Parce qu' idiot marchant pour tous ceux qui ne peuvent pas marcher, je veux dire les autres idiots, je veux dire ceux qu'on enferme pour crime d'idiotie.
Venez donc rejoindre cet idiot.
C'est pour faire l'expérience de sortir de la langue.
Parce qu'entre la glace du oui et la glace du non, il y a la glace de tous les mots de la langue.
La Glace donc, l'unique glace qu'il nous soit nécessaire de déguster et qui est la Glace du langage, c'est-à-dire la glace qui nous donne accès au miel de l'existence.
C'est donc bien pour parler une autre langue qu'il nous faut rejoindre cet idiot.

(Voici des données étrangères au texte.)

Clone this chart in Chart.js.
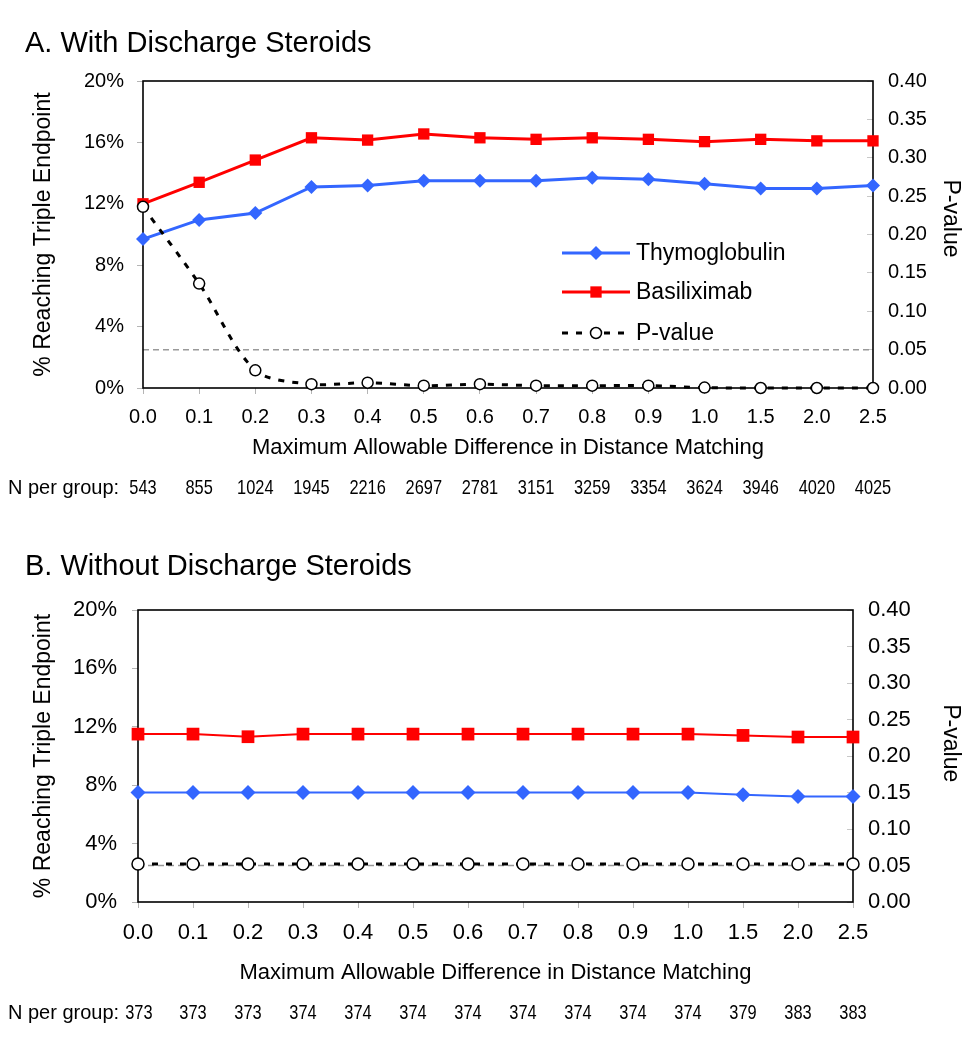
<!DOCTYPE html>
<html>
<head>
<meta charset="utf-8">
<title>Triple endpoint by distance matching</title>
<script src="https://cdn.jsdelivr.net/npm/chart.js@4.4.1/dist/chart.umd.min.js"></script>
<style>
  html, body { margin: 0; padding: 0; background: #fff; }
  #wrap { position: relative; width: 967px; height: 1050px; }
  canvas { position: absolute; left: 0; }
</style>
</head>
<body>
<div id="wrap">
  <canvas id="chartA" width="967" height="520" style="top:0"></canvas>
  <canvas id="chartB" width="967" height="530" style="top:520px"></canvas>
</div>
<script>
// x categories (maximum allowable difference)
const categories = ['0.0', '0.1', '0.2', '0.3', '0.4', '0.5', '0.6', '0.7', '0.8', '0.9', '1.0', '1.5', '2.0', '2.5'];

// Panel A: with discharge steroids
const thymoA = [9.7, 10.95, 11.4, 13.1, 13.2, 13.5, 13.5, 13.5, 13.7, 13.6, 13.3, 13.0, 13.0, 13.2];
const basiliA = [12.0, 13.4, 14.85, 16.3, 16.15, 16.55, 16.3, 16.2, 16.3, 16.2, 16.05, 16.2, 16.1, 16.1];
const pValueA = [0.236, 0.136, 0.023, 0.005, 0.007, 0.003, 0.005, 0.003, 0.003, 0.003, 0.0005, 0.0, 0.0, 0.0];
const nPerGroupA = [543, 855, 1024, 1945, 2216, 2697, 2781, 3151, 3259, 3354, 3624, 3946, 4020, 4025];

// Panel B: without discharge steroids
const thymoB = [7.5, 7.5, 7.5, 7.5, 7.5, 7.5, 7.5, 7.5, 7.5, 7.5, 7.5, 7.35, 7.22, 7.22];
const basiliB = [11.5, 11.5, 11.32, 11.5, 11.5, 11.5, 11.5, 11.5, 11.5, 11.5, 11.5, 11.41, 11.3, 11.3];
const pValueB = [0.052, 0.052, 0.052, 0.052, 0.052, 0.052, 0.052, 0.052, 0.052, 0.052, 0.052, 0.052, 0.052, 0.052];
const nPerGroupB = [373, 373, 373, 374, 374, 374, 374, 374, 374, 374, 374, 379, 383, 383];

// axes
const pctMax = 20, pctStep = 4;
const pMax = 0.40, pStep = 0.05;
const pThreshold = 0.05;

const FONT = "'Liberation Sans', Arial, Helvetica, sans-serif";
Chart.defaults.font.family = FONT;
Chart.defaults.color = '#000';

function drawMarker(ctx, style, x, y, r, fill, stroke, bw) {
    ctx.beginPath();
    if (style === 'rectRot') {
        ctx.moveTo(x, y - r); ctx.lineTo(x + r, y); ctx.lineTo(x, y + r); ctx.lineTo(x - r, y);
        ctx.closePath();
    } else if (style === 'rect') {
        const h = Math.SQRT1_2 * r;
        ctx.rect(x - h, y - h, 2 * h, 2 * h);
    } else {
        ctx.arc(x, y, r, 0, Math.PI * 2);
    }
    ctx.fillStyle = fill;
    ctx.fill();
    if (bw > 0) {
        ctx.setLineDash([]);
        ctx.lineWidth = bw;
        ctx.strokeStyle = stroke;
        ctx.stroke();
    }
}

// frame, 0.05 reference line, panel title, N row and inside legend
const panelExtras = {
    id: 'panelExtras',
    beforeDatasetsDraw(chart, args, o) {
        const {ctx, chartArea: a, scales} = chart;
        const yP = scales.y2.getPixelForValue(o.threshold);
        ctx.save();
        ctx.strokeStyle = '#9a9a9a';
        ctx.lineWidth = 1.5;
        ctx.setLineDash([6, 4]);
        ctx.beginPath();
        ctx.moveTo(a.left, yP);
        ctx.lineTo(a.right, yP);
        ctx.stroke();
        ctx.setLineDash([]);
        ctx.strokeStyle = '#000';
        ctx.lineWidth = 1.6;
        ctx.strokeRect(a.left, a.top, a.right - a.left, a.bottom - a.top);
        ctx.restore();
    },
    afterDraw(chart, args, o) {
        const {ctx, scales} = chart;
        ctx.save();
        ctx.fillStyle = '#000';
        ctx.textAlign = 'left';
        ctx.textBaseline = 'alphabetic';
        ctx.font = '29px ' + FONT;
        ctx.fillText(o.title, 25, o.titleBaseline);

        // N per group row
        ctx.textBaseline = 'middle';
        ctx.font = '20px ' + FONT;
        ctx.fillText('N per group:', 8, o.nRowY);
        const labelEnd = 8 + ctx.measureText('N per group:').width;
        ctx.font = '21px ' + FONT;
        ctx.textAlign = 'center';
        o.counts.forEach((n, i) => {
            const txt = String(n);
            const w = ctx.measureText(txt).width * 0.78;
            const cx = Math.max(scales.x.getPixelForTick(i), labelEnd + 6 + w / 2);
            ctx.save();
            ctx.translate(cx, o.nRowY);
            ctx.scale(0.78, 1);
            ctx.fillText(txt, 0, 0);
            ctx.restore();
        });

        if (o.legend) {
            const lg = o.legend;
            lg.rows.forEach(row => {
                const ds = chart.data.datasets.find(d => d.label === row.label);
                ctx.save();
                ctx.strokeStyle = ds.borderColor;
                ctx.lineWidth = ds.borderWidth;
                ctx.setLineDash(ds.borderDash || []);
                ctx.beginPath();
                ctx.moveTo(lg.x0, row.y);
                ctx.lineTo(lg.x1, row.y);
                ctx.stroke();
                drawMarker(ctx, ds.pointStyle, (lg.x0 + lg.x1) / 2, row.y, ds.pointRadius,
                    ds.pointBackgroundColor, ds.pointBorderColor, ds.pointBorderWidth);
                ctx.restore();
                ctx.font = '23px ' + FONT;
                ctx.textAlign = 'left';
                ctx.textBaseline = 'middle';
                ctx.fillStyle = '#000';
                ctx.fillText(row.label, lg.x1 + 6, row.y + 1);
            });
        }
        ctx.restore();
    }
};

function makePanel(id, cfg) {
    const datasets = [
        {
            label: 'P-value', data: cfg.pValue, yAxisID: 'y2',
            borderColor: '#000', borderWidth: 3, borderDash: [6, 8],
            pointStyle: 'circle', pointRadius: cfg.circleR,
            pointBackgroundColor: '#fff', pointBorderColor: '#000', pointBorderWidth: 1.5,
            tension: cfg.tension, clip: false, order: 0
        },
        {
            label: 'Basiliximab', data: cfg.basili, yAxisID: 'y',
            borderColor: '#ff0000', borderWidth: cfg.lineW,
            pointStyle: 'rect', pointRadius: cfg.squareR,
            pointBackgroundColor: '#ff0000', pointBorderColor: '#ff0000', pointBorderWidth: 0,
            clip: false, order: 1
        },
        {
            label: 'Thymoglobulin', data: cfg.thymo, yAxisID: 'y',
            borderColor: '#3366ff', borderWidth: cfg.lineW,
            pointStyle: 'rectRot', pointRadius: cfg.diamondR,
            pointBackgroundColor: '#3366ff', pointBorderColor: '#3366ff', pointBorderWidth: 0,
            clip: false, order: 2
        }
    ];

    return new Chart(document.getElementById(id), {
        type: 'line',
        data: { labels: categories, datasets },
        plugins: [panelExtras],
        options: {
            responsive: false,
            animation: false,
            layout: { padding: { top: cfg.top, bottom: cfg.bottomPad, left: 0, right: 0 } },
            plugins: {
                legend: { display: false },
                tooltip: { enabled: false },
                panelExtras: {
                    title: cfg.title, titleBaseline: cfg.titleBaseline,
                    counts: cfg.counts, nRowY: cfg.nRowY,
                    threshold: pThreshold, legend: cfg.legend
                }
            },
            scales: {
                x: {
                    offset: false,
                    border: { display: false },
                    grid: { drawOnChartArea: false, tickLength: 6, color: '#b5b5b5' },
                    ticks: { font: { size: cfg.tickSize }, padding: cfg.xTickPad, maxRotation: 0, autoSkip: false },
                    title: {
                        display: true, text: 'Maximum Allowable Difference in Distance Matching',
                        font: { size: 22 }, padding: { top: 0, bottom: 0 }
                    },
                    afterFit: s => { s.height = cfg.xHeight; }
                },
                y: {
                    position: 'left', min: 0, max: pctMax,
                    border: { display: false },
                    grid: { drawOnChartArea: false, tickLength: 6, color: '#b5b5b5' },
                    ticks: { stepSize: pctStep, font: { size: cfg.tickSize }, padding: cfg.yTickPad, callback: v => v + '%' },
                    title: {
                        display: true, text: '% Reaching Triple Endpoint',
                        font: { size: 23 }, padding: { top: 30, bottom: 0 }
                    },
                    afterFit: s => { s.width = cfg.leftW; }
                },
                y2: {
                    position: 'right', min: 0, max: pMax,
                    border: { display: false },
                    grid: { drawOnChartArea: false, tickLength: -6, color: '#c8c8c8' },
                    ticks: { stepSize: pStep, font: { size: cfg.tickSize }, padding: 21, callback: v => v.toFixed(2) },
                    title: {
                        display: true, text: 'P-value' + cfg.pTitlePad,
                        font: { size: 23 }, padding: { top: 3, bottom: 0 }
                    },
                    afterFit: s => { s.width = cfg.rightW; }
                }
            }
        }
    });
}

makePanel('chartA', {
    title: 'A. With Discharge Steroids', titleBaseline: 52,
    thymo: thymoA, basili: basiliA, pValue: pValueA, counts: nPerGroupA,
    top: 81, bottomPad: 59, xHeight: 73, leftW: 143, rightW: 94,
    tickSize: 20, xTickPad: 11, yTickPad: 13, nRowY: 488,
    lineW: 3, diamondR: 7, squareR: 8, circleR: 5.5, tension: 0.3,
    pTitlePad: '     ',
    legend: {
        x0: 562, x1: 630,
        rows: [
            { label: 'Thymoglobulin', y: 253 },
            { label: 'Basiliximab', y: 292 },
            { label: 'P-value', y: 333 }
        ]
    }
});

makePanel('chartB', {
    title: 'B. Without Discharge Steroids', titleBaseline: 55,
    thymo: thymoB, basili: basiliB, pValue: pValueB, counts: nPerGroupB,
    top: 90, bottomPad: 64, xHeight: 84, leftW: 138, rightW: 114,
    tickSize: 22, xTickPad: 12, yTickPad: 15, nRowY: 493,
    lineW: 2, diamondR: 7.5, squareR: 9, circleR: 6, tension: 0,
    pTitlePad: '    ',
    legend: null
});
</script>
</body>
</html>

Et c'est de l'autre côté du silence.
Tout cela et bien d'autre chose encore, notre idiot l'a mis au point dans une suite de textes qu'il espère pouvoir livrer au grand jour dans un temps assez proche.
Mais faute de pouvoir répondre dans l'immédiat à cette attente, il s'est décidé à réaliser pleinement la pensée de ces textes pour faire que leur puissance s'exerce enfin pleinement sur tout ceux qui voudraient bien se prêter au jeu mortel de l'idiotie.
Autrement dit sur un public fait d' homme capables de remettre en cause la strucure même de leur vision. De remettre en cause l'angle même de leur rapport à l'être.

Un dernier mot donc pour finir.

Ne venez pas vous joindre à nous si vous pensez qu'une oeuvre ne vaut pas le coup d'une prise de risque.
Ne vaut pas la mort d'un homme même si cette mort est poétique.
Réfléchissez donc bien : pensez-vous qu'un poète puisse parler de l'être sans prendre le risque de l'être.
Si votre réponse est non, oubliez ce petit livre.
Mais si c'est oui, venez au contraire vous joindre à nous pour qu'ensemble nous traversions le miroir du visible et puissions ainsi entièrement nous adonner aux fruits de l'idiotie.